Pour l'heure, le leader du parti travailliste, longtemps objet du souverain mépris de Theresa May, est en position de force. Les médias, où il se montre désormais très à l'aise, ont cessé de le snober. Dans le Financial Times, il évoque ses lectures de vacances, un essai sur Percy Shelley, poète romantique aux idées révolutionnaires, son amour pour le vélo et pour son chat.
Augmentation du salaire des fonctionnaires, dénonciation de la dérégulation après l'incendie de la Grenfell Tower à Londres le 14 juin 2017, qui a fait au moins soixante dix neuf morts, et remise en cause des droits d'inscription universitaires, l’ancien outsider dicte désormais l'agenda politique à des tories tétanisés. Theresa May lui doit probablement d'être maintenue pour l'instant au pouvoir. Son éviction pourrait déboucher sur de nouvelles élections et un échec cuisant au profit du parti de Jeremy Corbyn.
Mais l'ambivalence de ce dernier sur le Brexit masque de moins en moins les fractures béantes du parti travailliste sur le sujet. Comme Theresa May, le leader de la gauche défend bec et ongles le Brexit et la sortie du marché unique européen, tout en promettant de négocier avec les vingt sept pour obtenir le maintien du libre accès après la sortie de l'Union Européenne.
Les élus du parti travailliste qui dénoncent le caractère irréaliste et démagogique de cette position sont mis à l'écart ou tancés par ses soins.
Or, soixante six pour cent des adhérents du parti travailliste sont favorables au maintien dans le marché unique.
« Jeremy Corbyn a passé sa vie à répéter que l'Europe était une partie du problème et non de la solution. Il voit le Brexit comme une chance de mettre en oeuvre son programme socialiste radical de nationalisations, de retour des aides de l’état et de commerce administré », observe le journaliste Larry Elliott dans le Guardian.

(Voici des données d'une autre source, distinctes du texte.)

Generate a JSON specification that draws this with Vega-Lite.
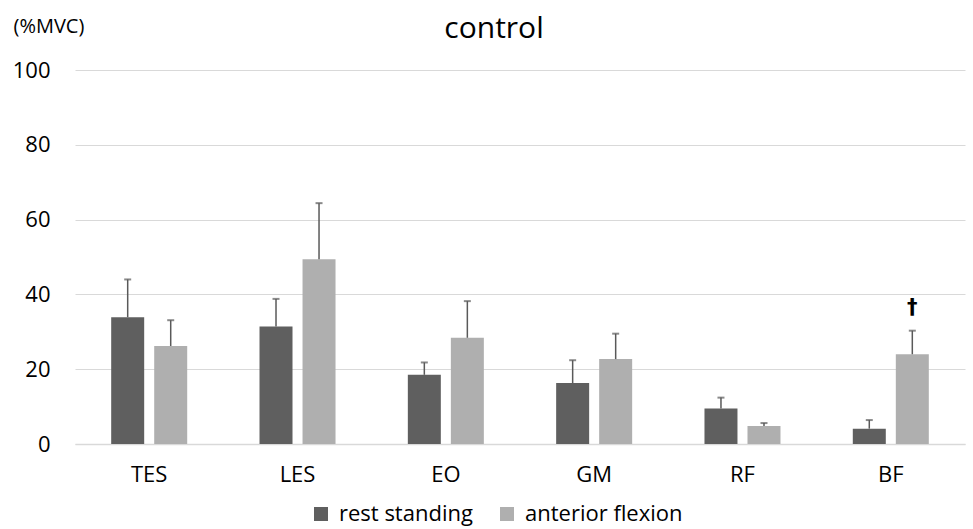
{
  "$schema": "https://vega.github.io/schema/vega-lite/v6.json",
  "autosize": {"type": "none"},
  "width": 890,
  "height": 374,
  "padding": {"left": 75, "top": 70, "right": 8, "bottom": 85},
  "background": "white",
  "title": {"text": "control", "fontSize": 30, "fontWeight": "normal", "font": "Open Sans", "color": "#000000", "anchor": "middle", "offset": -28, "dx": -26},
  "data": {
    "values": [
      {"muscle": "TES", "condition": "rest standing", "value": 33.9, "upper": 44.0, "mark": ""},
      {"muscle": "TES", "condition": "anterior flexion", "value": 26.2, "upper": 33.1, "mark": ""},
      {"muscle": "LES", "condition": "rest standing", "value": 31.4, "upper": 38.8, "mark": ""},
      {"muscle": "LES", "condition": "anterior flexion", "value": 49.4, "upper": 64.4, "mark": ""},
      {"muscle": "EO", "condition": "rest standing", "value": 18.5, "upper": 21.8, "mark": ""},
      {"muscle": "EO", "condition": "anterior flexion", "value": 28.4, "upper": 38.2, "mark": ""},
      {"muscle": "GM", "condition": "rest standing", "value": 16.3, "upper": 22.4, "mark": ""},
      {"muscle": "GM", "condition": "anterior flexion", "value": 22.7, "upper": 29.5, "mark": ""},
      {"muscle": "RF", "condition": "rest standing", "value": 9.5, "upper": 12.4, "mark": ""},
      {"muscle": "RF", "condition": "anterior flexion", "value": 4.8, "upper": 5.6, "mark": ""},
      {"muscle": "BF", "condition": "rest standing", "value": 4.1, "upper": 6.4, "mark": ""},
      {"muscle": "BF", "condition": "anterior flexion", "value": 24.0, "upper": 30.3, "mark": "†"}
    ]
  },
  "encoding": {
    "x": {
      "field": "muscle", "type": "nominal",
      "sort": ["TES", "LES", "EO", "GM", "RF", "BF"],
      "scale": {"paddingInner": 0.4875, "paddingOuter": 0.244},
      "axis": {"title": null, "labelAngle": 0, "labelFontSize": 22, "labelFont": "Open Sans", "labelColor": "#000000", "labelPadding": 20, "ticks": false, "domainColor": "#d9d9d9", "domainWidth": 1.5}
    },
    "xOffset": {
      "field": "condition", "type": "nominal",
      "sort": ["rest standing", "anterior flexion"],
      "scale": {"paddingInner": 0.233, "paddingOuter": 0}
    }
  },
  "layer": [
    {
      "mark": {"type": "bar"},
      "encoding": {
        "y": {
          "field": "value", "type": "quantitative",
          "scale": {"domain": [0, 100], "nice": false},
          "axis": {
            "values": [0, 20, 40, 60, 80, 100],
            "grid": true, "gridColor": "#d9d9d9", "gridWidth": 1.2,
            "domain": false, "ticks": false,
            "labelFontSize": 22, "labelFont": "Open Sans", "labelColor": "#000000", "labelPadding": 25,
            "title": "(%MVC)", "titleAngle": 0, "titleX": -62, "titleY": -44, "titleAlign": "left", "titleBaseline": "middle",
            "titleFontSize": 20, "titleFontWeight": "normal", "titleFont": "Open Sans", "titleColor": "#000000"
          }
        },
        "color": {
          "field": "condition", "type": "nominal",
          "scale": {"domain": ["rest standing", "anterior flexion"], "range": ["#5f5f5f", "#afafaf"]},
          "legend": {
            "title": null, "orient": "none", "direction": "horizontal", "legendX": 235, "legendY": 433,
            "symbolType": "square", "symbolSize": 196, "symbolStrokeWidth": 0,
            "labelFontSize": 22, "labelFont": "Open Sans", "labelColor": "#000000",
            "columnPadding": 23, "labelOffset": 7
          }
        }
      }
    },
    {
      "mark": {"type": "rule", "color": "#595959", "strokeWidth": 1.5},
      "encoding": {
        "y": {"field": "value", "type": "quantitative"},
        "y2": {"field": "upper"}
      }
    },
    {
      "mark": {"type": "tick", "color": "#595959", "orient": "horizontal", "size": 7, "thickness": 2},
      "encoding": {
        "y": {"field": "upper", "type": "quantitative"}
      }
    },
    {
      "transform": [{"filter": "datum.mark != ''"}],
      "mark": {"type": "text", "fontSize": 21, "fontWeight": "bold", "font": "DejaVu Sans", "color": "#000000", "baseline": "middle", "dy": -23},
      "encoding": {
        "y": {"field": "upper", "type": "quantitative"},
        "text": {"field": "mark"}
      }
    }
  ],
  "config": {"view": {"stroke": null}}
}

Bien des jeunes, furieux contre le Brexit, se sont mobilisés pour le parti travailliste cette année. Ils sont attirés aussi par sa promesse d'un retour à la gratuité de l'enseignement supérieur. Jeremy Corbyn leur doit en partie son extraordinaire remontée électorale. Que se passera-t-il lorsque, l'épreuve de vérité des négociations de Bruxelles aidant, le quiproquo sera levé et qu'ils s'apercevront que leur idole, par idéologie, s'accommode tout à fait du Brexit ?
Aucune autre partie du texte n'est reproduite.